● **Problem statement**
Restate the listing that follows word for word, without its pictures.
== == ==
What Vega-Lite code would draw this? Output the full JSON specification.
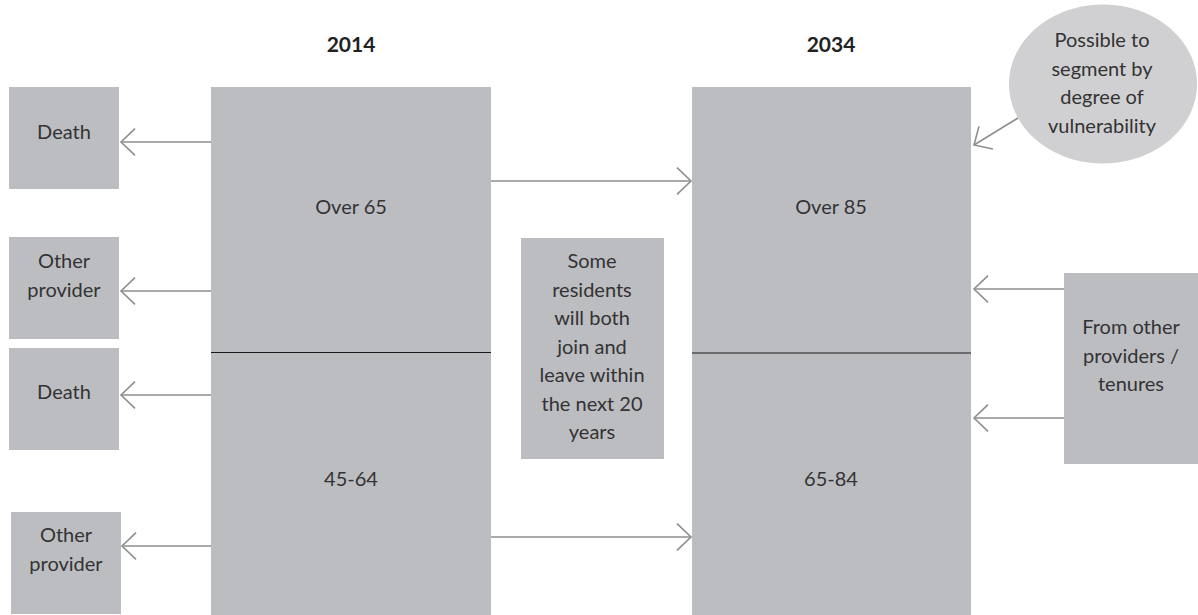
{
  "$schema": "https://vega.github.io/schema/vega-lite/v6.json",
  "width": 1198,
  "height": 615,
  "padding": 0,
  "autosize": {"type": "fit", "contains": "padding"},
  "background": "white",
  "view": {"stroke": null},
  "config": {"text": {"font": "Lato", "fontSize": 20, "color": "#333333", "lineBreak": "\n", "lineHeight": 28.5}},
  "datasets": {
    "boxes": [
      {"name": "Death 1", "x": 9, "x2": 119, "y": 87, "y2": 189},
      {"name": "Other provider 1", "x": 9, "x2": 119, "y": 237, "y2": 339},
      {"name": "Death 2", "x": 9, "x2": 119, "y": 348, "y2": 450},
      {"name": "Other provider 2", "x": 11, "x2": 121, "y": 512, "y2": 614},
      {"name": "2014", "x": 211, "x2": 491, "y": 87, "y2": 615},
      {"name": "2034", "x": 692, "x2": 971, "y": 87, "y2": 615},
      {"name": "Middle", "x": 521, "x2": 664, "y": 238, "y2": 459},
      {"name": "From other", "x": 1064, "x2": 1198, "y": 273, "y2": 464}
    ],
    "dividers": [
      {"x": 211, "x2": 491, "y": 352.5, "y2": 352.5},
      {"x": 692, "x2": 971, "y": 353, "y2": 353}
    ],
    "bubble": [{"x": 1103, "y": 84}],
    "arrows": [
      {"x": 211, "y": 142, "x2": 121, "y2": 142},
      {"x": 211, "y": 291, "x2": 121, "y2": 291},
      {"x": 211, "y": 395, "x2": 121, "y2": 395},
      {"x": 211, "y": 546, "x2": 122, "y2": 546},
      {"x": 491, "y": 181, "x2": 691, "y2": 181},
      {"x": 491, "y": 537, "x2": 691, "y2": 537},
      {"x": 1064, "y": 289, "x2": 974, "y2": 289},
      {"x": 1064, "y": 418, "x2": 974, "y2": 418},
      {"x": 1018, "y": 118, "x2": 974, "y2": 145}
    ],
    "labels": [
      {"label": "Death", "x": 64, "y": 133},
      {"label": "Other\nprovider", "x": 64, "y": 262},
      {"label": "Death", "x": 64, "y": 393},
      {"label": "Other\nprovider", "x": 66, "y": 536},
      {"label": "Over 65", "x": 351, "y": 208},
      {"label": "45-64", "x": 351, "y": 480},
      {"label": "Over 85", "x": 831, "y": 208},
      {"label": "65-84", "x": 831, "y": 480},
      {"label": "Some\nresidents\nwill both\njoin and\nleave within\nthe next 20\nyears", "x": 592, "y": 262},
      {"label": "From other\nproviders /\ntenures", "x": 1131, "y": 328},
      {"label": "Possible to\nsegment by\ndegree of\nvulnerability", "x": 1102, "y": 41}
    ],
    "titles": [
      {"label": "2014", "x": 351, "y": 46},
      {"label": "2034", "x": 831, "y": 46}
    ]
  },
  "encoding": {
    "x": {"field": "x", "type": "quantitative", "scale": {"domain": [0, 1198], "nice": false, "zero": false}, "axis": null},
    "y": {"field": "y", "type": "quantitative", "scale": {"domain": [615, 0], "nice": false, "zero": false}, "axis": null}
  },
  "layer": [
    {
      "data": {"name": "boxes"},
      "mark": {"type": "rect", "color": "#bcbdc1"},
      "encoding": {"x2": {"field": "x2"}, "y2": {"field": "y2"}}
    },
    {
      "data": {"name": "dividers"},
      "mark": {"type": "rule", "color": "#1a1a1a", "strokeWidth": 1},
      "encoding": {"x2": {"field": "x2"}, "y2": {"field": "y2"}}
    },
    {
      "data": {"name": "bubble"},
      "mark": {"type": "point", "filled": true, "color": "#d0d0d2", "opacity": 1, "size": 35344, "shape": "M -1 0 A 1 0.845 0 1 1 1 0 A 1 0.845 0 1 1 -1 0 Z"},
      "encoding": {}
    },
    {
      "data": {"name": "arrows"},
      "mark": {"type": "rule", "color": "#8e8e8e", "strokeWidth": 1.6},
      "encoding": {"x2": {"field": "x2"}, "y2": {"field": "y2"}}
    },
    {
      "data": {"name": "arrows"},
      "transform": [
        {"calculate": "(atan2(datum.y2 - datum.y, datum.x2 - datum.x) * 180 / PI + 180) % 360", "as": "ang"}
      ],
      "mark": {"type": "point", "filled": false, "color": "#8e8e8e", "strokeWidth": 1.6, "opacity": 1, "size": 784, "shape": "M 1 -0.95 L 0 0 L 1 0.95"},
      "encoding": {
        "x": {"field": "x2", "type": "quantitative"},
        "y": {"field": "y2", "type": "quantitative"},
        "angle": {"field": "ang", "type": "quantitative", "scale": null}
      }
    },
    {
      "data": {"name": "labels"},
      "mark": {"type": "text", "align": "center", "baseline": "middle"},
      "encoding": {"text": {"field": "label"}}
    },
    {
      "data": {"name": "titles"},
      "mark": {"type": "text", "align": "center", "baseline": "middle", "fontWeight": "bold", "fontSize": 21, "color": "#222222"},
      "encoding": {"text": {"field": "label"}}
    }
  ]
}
== == ==
● **Full response**
What Vega-Lite code would draw this? Output the full JSON specification.
{
  "$schema": "https://vega.github.io/schema/vega-lite/v6.json",
  "width": 1198,
  "height": 615,
  "padding": 0,
  "autosize": {"type": "fit", "contains": "padding"},
  "background": "white",
  "view": {"stroke": null},
  "config": {"text": {"font": "Lato", "fontSize": 20, "color": "#333333", "lineBreak": "\n", "lineHeight": 28.5}},
  "datasets": {
    "boxes": [
      {"name": "Death 1", "x": 9, "x2": 119, "y": 87, "y2": 189},
      {"name": "Other provider 1", "x": 9, "x2": 119, "y": 237, "y2": 339},
      {"name": "Death 2", "x": 9, "x2": 119, "y": 348, "y2": 450},
      {"name": "Other provider 2", "x": 11, "x2": 121, "y": 512, "y2": 614},
      {"name": "2014", "x": 211, "x2": 491, "y": 87, "y2": 615},
      {"name": "2034", "x": 692, "x2": 971, "y": 87, "y2": 615},
      {"name": "Middle", "x": 521, "x2": 664, "y": 238, "y2": 459},
      {"name": "From other", "x": 1064, "x2": 1198, "y": 273, "y2": 464}
    ],
    "dividers": [
      {"x": 211, "x2": 491, "y": 352.5, "y2": 352.5},
      {"x": 692, "x2": 971, "y": 353, "y2": 353}
    ],
    "bubble": [{"x": 1103, "y": 84}],
    "arrows": [
      {"x": 211, "y": 142, "x2": 121, "y2": 142},
      {"x": 211, "y": 291, "x2": 121, "y2": 291},
      {"x": 211, "y": 395, "x2": 121, "y2": 395},
      {"x": 211, "y": 546, "x2": 122, "y2": 546},
      {"x": 491, "y": 181, "x2": 691, "y2": 181},
      {"x": 491, "y": 537, "x2": 691, "y2": 537},
      {"x": 1064, "y": 289, "x2": 974, "y2": 289},
      {"x": 1064, "y": 418, "x2": 974, "y2": 418},
      {"x": 1018, "y": 118, "x2": 974, "y2": 145}
    ],
    "labels": [
      {"label": "Death", "x": 64, "y": 133},
      {"label": "Other\nprovider", "x": 64, "y": 262},
      {"label": "Death", "x": 64, "y": 393},
      {"label": "Other\nprovider", "x": 66, "y": 536},
      {"label": "Over 65", "x": 351, "y": 208},
      {"label": "45-64", "x": 351, "y": 480},
      {"label": "Over 85", "x": 831, "y": 208},
      {"label": "65-84", "x": 831, "y": 480},
      {"label": "Some\nresidents\nwill both\njoin and\nleave within\nthe next 20\nyears", "x": 592, "y": 262},
      {"label": "From other\nproviders /\ntenures", "x": 1131, "y": 328},
      {"label": "Possible to\nsegment by\ndegree of\nvulnerability", "x": 1102, "y": 41}
    ],
    "titles": [
      {"label": "2014", "x": 351, "y": 46},
      {"label": "2034", "x": 831, "y": 46}
    ]
  },
  "encoding": {
    "x": {"field": "x", "type": "quantitative", "scale": {"domain": [0, 1198], "nice": false, "zero": false}, "axis": null},
    "y": {"field": "y", "type": "quantitative", "scale": {"domain": [615, 0], "nice": false, "zero": false}, "axis": null}
  },
  "layer": [
    {
      "data": {"name": "boxes"},
      "mark": {"type": "rect", "color": "#bcbdc1"},
      "encoding": {"x2": {"field": "x2"}, "y2": {"field": "y2"}}
    },
    {
      "data": {"name": "dividers"},
      "mark": {"type": "rule", "color": "#1a1a1a", "strokeWidth": 1},
      "encoding": {"x2": {"field": "x2"}, "y2": {"field": "y2"}}
    },
    {
      "data": {"name": "bubble"},
      "mark": {"type": "point", "filled": true, "color": "#d0d0d2", "opacity": 1, "size": 35344, "shape": "M -1 0 A 1 0.845 0 1 1 1 0 A 1 0.845 0 1 1 -1 0 Z"},
      "encoding": {}
    },
    {
      "data": {"name": "arrows"},
      "mark": {"type": "rule", "color": "#8e8e8e", "strokeWidth": 1.6},
      "encoding": {"x2": {"field": "x2"}, "y2": {"field": "y2"}}
    },
    {
      "data": {"name": "arrows"},
      "transform": [
        {"calculate": "(atan2(datum.y2 - datum.y, datum.x2 - datum.x) * 180 / PI + 180) % 360", "as": "ang"}
      ],
      "mark": {"type": "point", "filled": false, "color": "#8e8e8e", "strokeWidth": 1.6, "opacity": 1, "size": 784, "shape": "M 1 -0.95 L 0 0 L 1 0.95"},
      "encoding": {
        "x": {"field": "x2", "type": "quantitative"},
        "y": {"field": "y2", "type": "quantitative"},
        "angle": {"field": "ang", "type": "quantitative", "scale": null}
      }
    },
    {
      "data": {"name": "labels"},
      "mark": {"type": "text", "align": "center", "baseline": "middle"},
      "encoding": {"text": {"field": "label"}}
    },
    {
      "data": {"name": "titles"},
      "mark": {"type": "text", "align": "center", "baseline": "middle", "fontWeight": "bold", "fontSize": 21, "color": "#222222"},
      "encoding": {"text": {"field": "label"}}
    }
  ]
}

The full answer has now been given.